By Puloma Ghosh
Boston, MA – Walking into the Kingston Gallery on a hot day, Lynda Schlosberg’s “Zero Point Field” exhibit is like looking out at the surface of a lake teeming with activity. The front room of the gallery is full of her colorful abstractions that invoke the reflections of water, while playing with depth and space that establishes within each painting a contained world of its own.
In quantum physics, “zero point field” refers to the lowest possible energy state — a vacuum. However, in contrast, Schlosberg’s paintings are alive and bursting with energy. Schlosberg’s exhibit explores the fact that no particle can exist in “zero point field,” because matter can never come completely to rest.
Even the stillest of particles are still humming with energy in Schlosberg’s paintings. Each work is not intended to represent any particular shape or concrete object. Schlosberg stated that she, “would hope that the viewer kind of enter into the painting more as particulate matter than a body or form so that they dissolve or dissipate.”
Each painting in the exhibit displays its own character. Schlosberg’s process begins with creating a base of swirling colors using wet on wet paint, working on the floor, allowing the painting to build and emerge from this initial work. “I just start with a base color palette, and they kind of just go from there,” she said.

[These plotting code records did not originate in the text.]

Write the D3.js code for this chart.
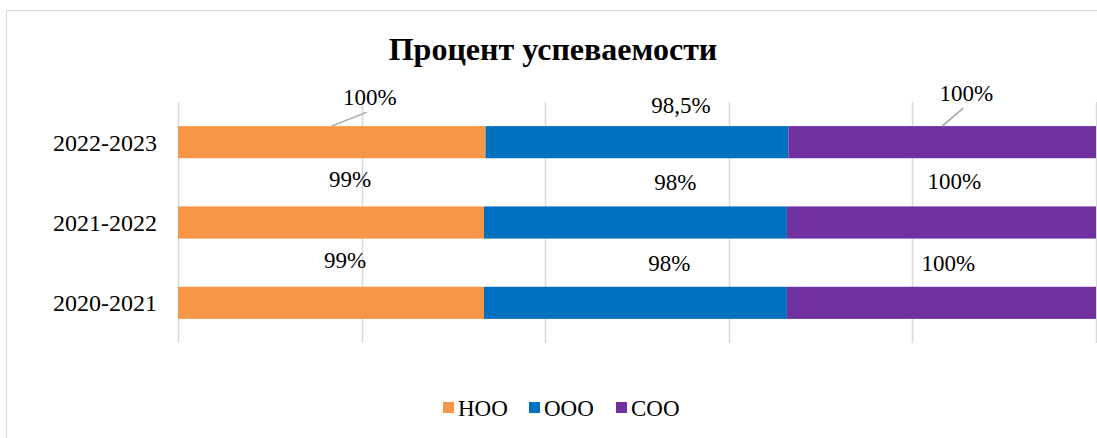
<!DOCTYPE html>
<html>
<head>
<meta charset="utf-8">
<script src="https://d3js.org/d3.v7.min.js"></script>
<style>
  body { margin: 0; background: #fff; }
  svg { display: block; font-family: "Liberation Serif", "Times New Roman", serif; }
</style>
</head>
<body>
<div id="chart"></div>
<script>
// data
var years = ["2022-2023", "2021-2022", "2020-2021"];
var levels = ["НОО", "ООО", "СОО"];
var noo = [100, 99, 99];
var ooo = [98.5, 98, 98];
var soo = [100, 100, 100];
var labelText = [["100%", "98,5%", "100%"], ["99%", "98%", "100%"], ["99%", "98%", "100%"]];
var xTicks = [0, 0.2, 0.4, 0.6, 0.8, 1];

var colors = ["#F79646", "#0070C0", "#7030A0"];

var width = 1097, height = 438;

var rows = years.map(function(y, i) {
  return { year: y, "НОО": noo[i], "ООО": ooo[i], "СОО": soo[i] };
});

// label offsets (from segment centre / bar top), the way they were dragged in the original
var labelPos = [
  [[38, -29, true], [44, -21, false], [24, -33, true]],
  [[19, -27, false], [40, -24, false], [13, -25, false]],
  [[14, -27, false], [34, -24, false], [7, -24, false]]
];

var svg = d3.select("#chart").append("svg")
  .attr("width", width)
  .attr("height", height);

// chart area border
svg.append("rect")
  .attr("x", 6.5).attr("y", 10.5)
  .attr("width", 1200).attr("height", 600)
  .attr("fill", "#fff")
  .attr("stroke", "#d9d9d9");

var x = d3.scaleLinear().domain([0, 1]).range([178, 1096]);
var y = d3.scaleBand().domain(years).range([102, 343]).paddingInner(0.6).paddingOuter(0.3);

// grid
svg.append("g").selectAll("line")
  .data(xTicks)
  .enter().append("line")
    .attr("x1", function(d) { return Math.round(x(d)) + 0.5; })
    .attr("x2", function(d) { return Math.round(x(d)) + 0.5; })
    .attr("y1", 102).attr("y2", 343)
    .attr("stroke", "#d9d9d9")
    .attr("stroke-width", 1.5);

var series = d3.stack().keys(levels).offset(d3.stackOffsetExpand)(rows);

svg.append("g").selectAll("g")
  .data(series)
  .enter().append("g")
    .attr("fill", function(d, i) { return colors[i]; })
  .selectAll("rect")
  .data(function(d) { return d; })
  .enter().append("rect")
    .attr("x", function(d) { return x(d[0]); })
    .attr("y", function(d) { return y(d.data.year); })
    .attr("width", function(d) { return x(d[1]) - x(d[0]); })
    .attr("height", y.bandwidth());

// category labels
svg.append("g").selectAll("text")
  .data(years)
  .enter().append("text")
    .attr("x", 157)
    .attr("y", function(d) { return y(d) + y.bandwidth() / 2; })
    .attr("dy", "0.35em")
    .attr("text-anchor", "end")
    .attr("font-size", 24)
    .attr("fill", "#000")
    .text(function(d) { return d; });

// data labels
var lab = svg.append("g");
series.forEach(function(s, j) {
  s.forEach(function(d, i) {
    var cx = (x(d[0]) + x(d[1])) / 2;
    var top = y(d.data.year);
    var p = labelPos[i][j];
    var lx = cx + p[0], ly = top + p[1];
    if (p[2]) {
      lab.append("line")
        .attr("x1", cx).attr("y1", top)
        .attr("x2", lx - 3).attr("y2", ly + 15)
        .attr("stroke", "#a6a6a6")
        .attr("stroke-width", 1.5);
    }
    lab.append("text")
      .attr("x", lx).attr("y", ly)
      .attr("dy", "0.35em")
      .attr("text-anchor", "middle")
      .attr("font-size", 23)
      .attr("fill", "#000")
      .text(labelText[i][j]);
  });
});

// title
svg.append("text")
  .attr("x", 553).attr("y", 60)
  .attr("text-anchor", "middle")
  .attr("font-size", 32)
  .attr("font-weight", "bold")
  .attr("fill", "#000")
  .text("Процент успеваемости");

// legend
var legX = [443, 529, 616];
var leg = svg.append("g").selectAll("g")
  .data(levels)
  .enter().append("g")
    .attr("transform", function(d, i) { return "translate(" + legX[i] + ",402)"; });
leg.append("rect")
  .attr("width", 11).attr("height", 11)
  .attr("fill", function(d, i) { return colors[i]; });
leg.append("text")
  .attr("x", 15).attr("y", 5.5)
  .attr("dy", "0.35em")
  .attr("font-size", 23)
  .attr("fill", "#000")
  .text(function(d) { return d; });
</script>
</body>
</html>
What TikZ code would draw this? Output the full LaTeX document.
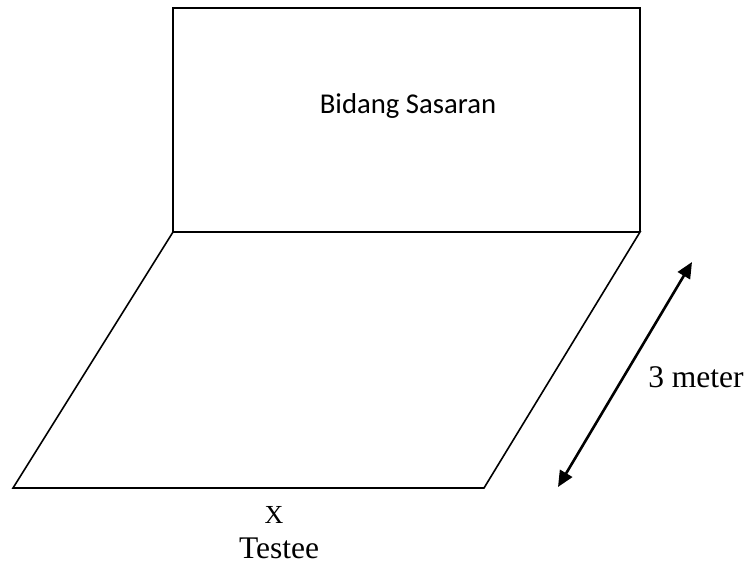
\documentclass[tikz,border=0pt]{standalone}
\usepackage{fontspec}
\setmainfont{Liberation Serif}
\newfontfamily\calibrifont{Carlito}
\usetikzlibrary{arrows.meta}
\tikzset{
  shape line/.style={line width=1.6pt, line join=miter},
  dim arrow/.style={line width=2.6pt, {Triangle[length=16pt,width=14pt]}-{Triangle[length=16pt,width=14pt]}},
  serif label/.style={inner sep=0pt, anchor=base, font=\fontsize{31.5}{38}\selectfont},
  target label/.style={inner sep=0pt, anchor=base, font=\calibrifont\fontsize{28.7}{34}\selectfont}
}
\begin{document}
\begin{tikzpicture}[x=1pt,y=-1pt]
\useasboundingbox (0,0) rectangle (751,573);
% corners
\coordinate (rtl) at (173,8);
\coordinate (rtr) at (640,8);
\coordinate (fl) at (173,232);
\coordinate (fr) at (640,232);
\coordinate (br) at (484,488);
\coordinate (bl) at (13,488);
% target wall
\draw[shape line] (fl) -- (rtl) -- (rtr) -- (fr);
% floor
\draw[shape line] (fl) -- (fr) -- (br) -- (bl) -- cycle;
% dimension arrow
\coordinate (abot) at (558,487);
\coordinate (atop) at (692,262);
\draw[dim arrow] (abot) -- (atop);
% labels
\node[target label] (target) at (408,113) {Bidang Sasaran};
\node[serif label] (dist) at (696,387) {3 meter};
\node[inner sep=0pt, anchor=base, font=\fontsize{26}{31}\selectfont] (x) at (274,523) {X};
\node[serif label] (testee) at (279,558) {Testee};
\end{tikzpicture}
\end{document}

“When I’m working with the wet paint, I push it in a certain direction, but I really ultimately don’t know what’s going to happen, and the character really starts from there,” Schlosberg admitted.
On top of this base, Schlosberg layers meticulously painted patterns with different colors, often incorporating complementary colors to create planes that intersect, giving each painting a unique three-dimensional depth, whether it’s flat, a ripple, a swirl, or an entirely original organic shape, that can’t be attributed to anything, except maybe water.
“There are water references in almost all of them,” Schlosberg explained.
“I found this place up on the North Shore — I kind of happened upon it — and I took some photographs. This was kind of in the fall/winter and the leaves were off the trees and the branches were creating these reflections that were just black and white and levels of gray and I love the shapes that it created.”
As Schlosberg recounted this favorite photography spot, she looked up and squinted slightly, perhaps envisioning the shore that inspired her. “I like the concept of water because it creates a nice metaphor of the quantum theories I’m interested in, not only the flow and the ripples and how the current changes and what happens on the surface and reflections, but how the water permeates and fills all the cracks.”
“Blending Frequencies” is most indicative of water surfaces. The dominating color, a bright, clear blue, is reminiscent of pool water on a sunny summer afternoon. The darker colors are in the shape of shadowy ripples on the water in photographic accuracy, and a splash of orange branches out from the center, adding another layer to the landscape.
The complexity of the layering comes out especially in “Frequencies Rising”. The wet spots from the initial base layer appear to be fiery splashes in the foreground, while the darker blue shapes fall into the background. The carefully done yellow stippling create large, cohesive shapes, and an impressive white swirl that forms a clear horizontal plane in contrast with the vertical plane created by the blue shapes. The painting is a contained field of three-dimensional activity created with a two-dimensional medium.
Within the frame of each piece in “Zero Point Field” is a shifting collection of particles that is seen differently by each individual like a colorful, patterned Rorschach test, taking the viewer on a small personal journey with each painting.
(“Zero Point Field” is exhibiting in the main gallery of Kingston Gallery, 450 Harrison Ave. #43, Boston, through July 27, with an opening reception during this month’s SoWa First Friday on July 11 from 5:30 p.m.–8 p.m.)